How to use va_arg to modify the value of a variadic parameter in C

Question

#include <stdarg.h>
#include <stdio.h>
#include <stdlib.h>

void tag_log(const char *format, ...) {
    va_list ap;
    va_start(ap, format);
    for (int i = 0; i < 4; i++) {
        va_arg(ap, int) += 100; // is wrong?
    }
    va_end(ap);
    va_start(ap, format);
    vprintf(format, ap);
    va_end(ap);
}

int main() {
    tag_log("%d, %d, %d, %d\n", 1, 2, 3, 4);
}

Since va_arg returns an rvalue, the content cannot be modified. How to modify the content of the variable parameter?

Expected output: 101, 102, 103, 104

thanks!!!

How should i do?

Answer 1

Assume that you call:

int main() {
    tag_log("%d, %s, %d, %d\n", 1, "My precious values", 3, 4);
}

How will you deal with that in your tag_log() ? are you going to reinterpret the pointer passed to the string literal and adding 100 to it?

The answer to this question is "you cannot" ,

        va_arg(ap, int) += 100; // is wrong?

is equivalent to an rvalue (the result of a function value or a macro call, converted to a type specified in the second parameter to the macro call), so you cannot change it. An rvalue is just a value, without any reference to where it is stored. This is how parameters are passed to functions, and how values are returned from functions, but while explicit parameter declarations result in local variables (that can be used as lvalues and modified), the expression returned by the va_arg() macro is an rvalue, and so, you cannot change it (as you cannot change in a program the literal value 3 ) The situation is the same as if you had:

#define PARAMETER 3

and you say

    PARAMETER = 5;

(well, not exactly the same... but the effect is the same) even the statemente looks like a variable assignment, you have an rvalue ( 3 ) being assigned another rvalue( 5 ), in something like

    3 = 5;

Can you do this? nope.

But you have a solution... just create a local variable and assign it the value returned by va_arg.

    int var = va_arg(ap, int);
    var += 100;  // this is not wrong anymore.

or use the rvalue in the expression you want:

    whatever_int_variable = va_arg(ap, int) + 100;  // this is also valid.

If you consider that the "%s, %s, %s, %s\n" literal string should always be fixed, then it should be better for you to do:

#include <stdarg.h>
#include <stdio.h>
#include <stdlib.h>

void tag_log(int a, int b, int c, int d) {
   printf("%d, %d, %d, %d\n", a, b, c, d);
}

int main() {
    tag_log(1, 2, 3, 4);
}

but I imagine that what you want to do is to be as general as printf is, making all possible format strings.... then you need to dig into the body of printf and see how it solves each of the format specifiers and do the same in your function.
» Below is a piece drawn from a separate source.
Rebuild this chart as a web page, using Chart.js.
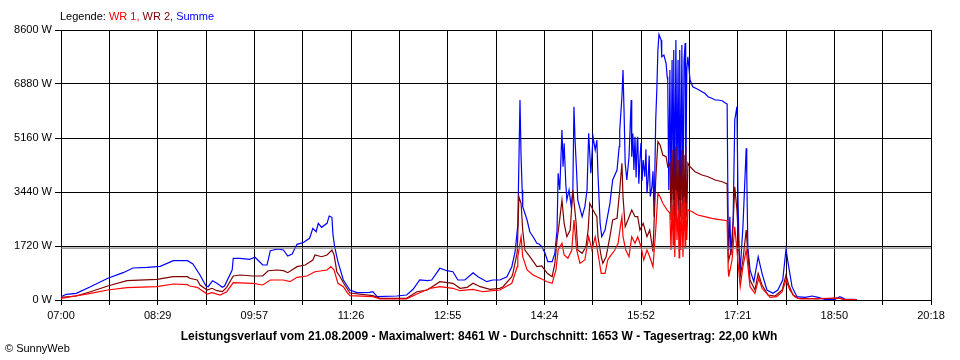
<!DOCTYPE html>
<html>
<head>
<meta charset="utf-8">
<script src="https://cdn.jsdelivr.net/npm/chart.js@4.4.1/dist/chart.umd.min.js"></script>
<style>
  html, body { margin: 0; padding: 0; background: #fff; }
  canvas { display: block; }
</style>
</head>
<body>
<canvas id="chart" width="960" height="360"></canvas>
<script>
// Zeitachse in Minuten seit Mitternacht, Leistung in W
const xTickLabels = ['07:00', '08:29', '09:57', '11:26', '12:55', '14:24', '15:52', '17:21', '18:50', '20:18'];
const yTickValues = [0, 1720, 3440, 5160, 6880, 8600];
const avgW = 1653;
const titleText = 'Leistungsverlauf vom 21.08.2009 - Maximalwert: 8461 W - Durchschnitt: 1653 W - Tagesertrag: 22,00 kWh';

const sumMin = [420,425,434,447,463,477,486,499,511,523,
  536,541,547.5,553,555,559,563,568,570,577,
  578,584,593,598,605,609,612,619,624,628,
  632,636.5,642,648,651,654,656,659,664,666,
  668.5,669.5,671,674,679,685,691.5,703,706,710,
  728,737,743,749,756,760,767.5,774,779.5,784,
  790.5,798,802.5,810.5,816,822.5,829,833.5,836.5,839,
  841,842,843,843.5,847.5,850,853,856.5,858.5,861,
  864,866.5,870.5,873,875,876,877.5,879.5,880.5,881.5,
  883,884,886,888,889.5,890.5,891.5,893,894,898,
  900.5,902.5,904,906,908,910,911.5,912.5,914.5,916,
  919,923.5,926,930,932,932.5,934.5,935.5,936.5,937.5,
  939,941,943,943.5,944.5,945.5,946.5,947.5,948.5,949,
  950,951,952,953,954,955.5,956.5,957.5,958.5,959.5,
  960.5,962,963,964,965.5,966.5,967.5,968.5,970.5,971,973,
  975,976,976.5,977.5,978.5,979.5,980.5,981.5,982,983,
  984,985,986,987,987.5,988.5,989.5,990.5,991.5,992.5,
  993,994,995,997,999.5,1004,1008,1010.5,1013.5,1017,
  1020,1022.5,1026.5,1029,1031,1032,1032.5,1033.5,1034.5,1036.5,
  1038,1040,1041,1042,1043,1045.5,1048.5,1049,1050,1052,
  1055.5,1059.5,1063,1067.5,1073,1077.5,1082,1085,1087,1090.5,
  1095,1102.5,1109,1114.5,1120.5,1130,1134.5,1139,1145.5,1150];
const sumW = [105,182,213,424,691,870,1019,1041,1073,1252,
  1252,1147,796,446,424,615,532,404,446,956,
  1328,1328,1296,1360,1115,1115,1570,1624,1593,1401,
  1465,1774,1825,1965,2284,2175,2443,2315,2443,2675,
  2634,2070,1698,1220,637,319,233,245,264,105,
  127,159,341,637,615,637,1010,933,901,637,
  637,870,742,583,637,637,742,1061,1529,2389,
  6370,4564,3504,2972,2548,2175,2016,1806,1784,1698,
  1487,1220,1220,1487,2230,4035,3504,5415,4246,4991,
  3717,3185,3504,2972,3504,6157,5096,4035,3185,2653,
  2972,3504,5309,4035,5201,4778,5096,4035,2443,2016,
  2230,3080,3822,4141,4883,5415,6475,7326,5956,4354,
  3822,4564,6370,4564,5300,4141,5200,3900,5096,5201,
  3700,4459,5000,3800,4459,3927,4800,3400,3822,4600,
  3300,3609,4100,2653,5733,6689,7963,8461,8281,7749,7803,
  7539,7112,7007,3504,7326,3185,7644,3822,7963,3185,
  8281,3504,7644,2867,7963,3185,8122,3185,7644,8185,
  3185,7326,7749,7007,6794,6711,6634,6583,6475,6424,
  6370,6370,6348,6284,6243,2070,1593,2653,1433,2548,
  5733,6157,3185,1593,956,2335,4832,4035,1698,956,
  583,1379,850,319,213,319,637,1615,1169,424,
  105,86,127,86,22,22,105,32,22,16];

const wr2Min = [420,434,447,463,480.5,508,523,536,538,545,
  547.5,554,558.5,563,568,572,578,584,596,605,
  610,618,624,628,636.5,644,651,653,659,664,
  668.5,670.5,673,676,679,685,706,712.5,737,746.5,
  756,767.5,779.5,786,792.5,798,804.5,813.5,822.5,825.5,
  833.5,834.5,838.5,840,842,843.5,845.5,850,856.5,861,
  866,870.5,873,875,877,879.5,881.5,884,887,889.5,
  892.5,894,898,901.5,903.5,905,908,911.5,912.5,915.5,
  917,920,923.5,926,930,932.5,934.5,935.5,937.5,940,
  943.5,946.5,949,951,954,957.5,960,963,965.5,967.5,
  969.5,972,975,976.5,978.5,979.5,980.5,981.5,982,983,
  984,985,986,987,987.5,988.5,989.5,990.5,991.5,992.5,
  993,994,995,997,1001.5,1008,1013.5,1020,1026.5,1031,
  1032,1032.5,1035.5,1038,1040,1043,1045.5,1048.5,1050,1052,
  1056.5,1059.5,1063,1068.5,1075,1081.5,1085,1087.5,1091.5,1096,
  1114.5,1132.5,1139,1150];
const wr2W = [86,127,264,446,615,659,742,742,691,637,
  478,319,373,296,264,404,764,796,764,764,
  933,956,933,870,1061,1115,1274,1433,1379,1433,
  1593,1433,901,742,551,223,137,54,54,264,
  319,583,532,373,404,532,424,341,373,424,
  742,850,1529,3290,3080,2230,1593,1379,1061,1083,
  850,742,1169,1911,2443,3185,2443,2016,2230,3504,
  2443,1593,1487,1698,2230,3080,2867,2653,2016,1379,
  1169,1379,2016,2548,2602,3504,4354,3290,2335,2548,
  2867,2653,2653,2230,2443,2016,2230,1538,3822,5042,
  4937,4618,4564,4246,4354,2548,4778,2708,4778,2389,
  4883,2867,4459,2230,4564,2653,4778,2548,4618,2230,
  4883,2653,4354,4246,4086,3981,3927,3822,3768,3695,
  1401,1274,1698,3609,2867,742,1274,2230,1487,637,
  319,850,478,159,127,319,796,478,159,54,
  32,64,16,10];

const wr1Min = [420,447,463,480.5,508,523,536,538,545,547.5,
  554,558.5,566,572,578,596,605,612,624,630,
  636.5,645.5,653,664,667.5,670.5,674,679,682.5,685,
  706,712.5,737,746.5,758.5,767.5,779.5,786,798,807,
  822.5,833.5,838.5,839,842,843.5,847.5,853,859.5,866,
  870.5,874,876,879.5,881.5,885,888.5,890.5,893,896,
  900.5,904,907,910,912.5,915.5,919,921.5,923.5,928,
  931,933.5,934.5,935.5,938,941,943.5,946.5,949,952,
  954.5,957.5,960,963,965.5,967.5,969.5,972,976,978.5,
  979.5,980.5,981.5,982,983,984,985,986,987,987.5,
  988.5,989.5,990.5,991.5,992.5,993,994,995,999,1004,
  1010.5,1017,1022.5,1031,1032,1032.5,1035.5,1038,1040,1043,
  1045.5,1048.5,1052,1056.5,1060,1063,1070.5,1076.5,1081.5,1085,
  1088.5,1093,1098,1132.5,1139,1150];
const wr1W = [54,213,319,392,424,510,487,446,404,341,
  191,233,159,264,551,532,478,637,637,583,
  723,764,901,956,1061,956,532,424,233,137,
  105,32,32,191,373,424,373,296,341,264,
  319,532,1061,1379,2016,1379,956,796,691,583,
  532,956,1593,1806,1433,1328,1593,2548,1593,1169,
  1274,2016,1593,2016,1487,850,850,1274,1379,1593,
  1806,2443,2653,2016,1593,1379,2016,1806,2016,1698,
  1274,1593,1379,1061,2230,3398,3290,3080,2867,2761,
  1593,3026,1752,3185,1370,3504,1911,2867,1338,3185,
  1593,3090,1370,3281,1656,3090,1911,2867,2812,2707,
  2653,2602,2570,2526,956,742,1274,2335,1593,424,
  1061,1593,424,213,691,373,86,105,264,637,
  319,105,32,64,16,10];

const RED = '#ff0000';
const DARKRED = '#800000';
const BLUE = '#0000ff';
const FONT = '"Liberation Sans", Arial, sans-serif';

const legendParts = [['Legende: ', '#000000'], ['WR 1, ', RED], ['WR 2, ', DARKRED], ['Summe', BLUE]];

const toPoints = (mins, vals) => mins.map((m, i) => ({ x: m, y: vals[i] }));

const xMin = 420, xMax = 1218;

const textPlugin = {
    id: 'sunnyText',
    afterDraw(chart) {
        const ctx = chart.ctx;
        ctx.save();
        ctx.textBaseline = 'middle';
        ctx.font = '11px ' + FONT;
        let x = 60;
        for (const [t, c] of legendParts) {
            ctx.fillStyle = c;
            ctx.fillText(t, x, 17);
            x += ctx.measureText(t).width;
        }
        ctx.fillStyle = '#000';
        ctx.font = 'bold 12px ' + FONT;
        ctx.textAlign = 'center';
        ctx.fillText(titleText, 479, 337);
        ctx.font = '11px ' + FONT;
        ctx.textAlign = 'left';
        ctx.fillText('\u00A9 SunnyWeb', 5, 349);
        ctx.restore();
    },
};

const line = (label, color, data) => ({
    label,
    data,
    borderColor: color,
    borderWidth: 1.2,
    pointRadius: 0,
    tension: 0,
    fill: false,
});

new Chart(document.getElementById('chart'), {
    type: 'line',
    data: {
        datasets: [
            line('Durchschnitt', '#808080', [{ x: xMin, y: avgW }, { x: xMax, y: avgW }]),
            line('WR 1', RED, toPoints(wr1Min, wr1W)),
            line('WR 2', DARKRED, toPoints(wr2Min, wr2W)),
            line('Summe', BLUE, toPoints(sumMin, sumW)),
        ],
    },
    options: {
        responsive: false,
        animation: false,
        layout: { padding: { top: 30, right: 29, bottom: 0, left: 0 } },
        plugins: {
            legend: { display: false },
            tooltip: { enabled: false },
        },
        scales: {
            x: {
                type: 'linear',
                min: xMin,
                max: xMax,
                afterBuildTicks: (axis) => {
                    axis.ticks = Array.from({ length: 19 }, (_, i) => ({ value: xMin + i * (xMax - xMin) / 18 }));
                },
                afterFit: (s) => { s.height = 60; },
                ticks: {
                    autoSkip: false,
                    maxRotation: 0,
                    padding: 4,
                    color: '#000',
                    font: { family: FONT, size: 11 },
                    callback: (v, i) => (i % 2 === 0 ? xTickLabels[i / 2] : ''),
                },
                grid: { color: '#000', lineWidth: 1, tickLength: 5 },
                border: { color: '#000' },
            },
            y: {
                min: 0,
                max: 8600,
                afterBuildTicks: (axis) => { axis.ticks = yTickValues.map((v) => ({ value: v })); },
                afterFit: (s) => { s.width = 61; },
                ticks: {
                    padding: 3,
                    color: '#000',
                    font: { family: FONT, size: 11 },
                    callback: (v) => v + ' W',
                },
                grid: { color: '#000', lineWidth: 1, tickLength: 6 },
                border: { color: '#000' },
            },
        },
    },
    plugins: [textPlugin],
});
</script>
</body>
</html>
You cand divide the work, by selecting all the format specifiers, and divide the string literal into places where literal strings are printed only, and separate all the format specifiers to individually call printf with each parameter, but the sample code you specified is not well specified, so I think is no worth considering to add 100 to break the string parameter to separate the literal formats from the format specifiers and add 100 to all the integer parameters, or to add 100.0 to the double , what should we do with the string literals, or with the booleans?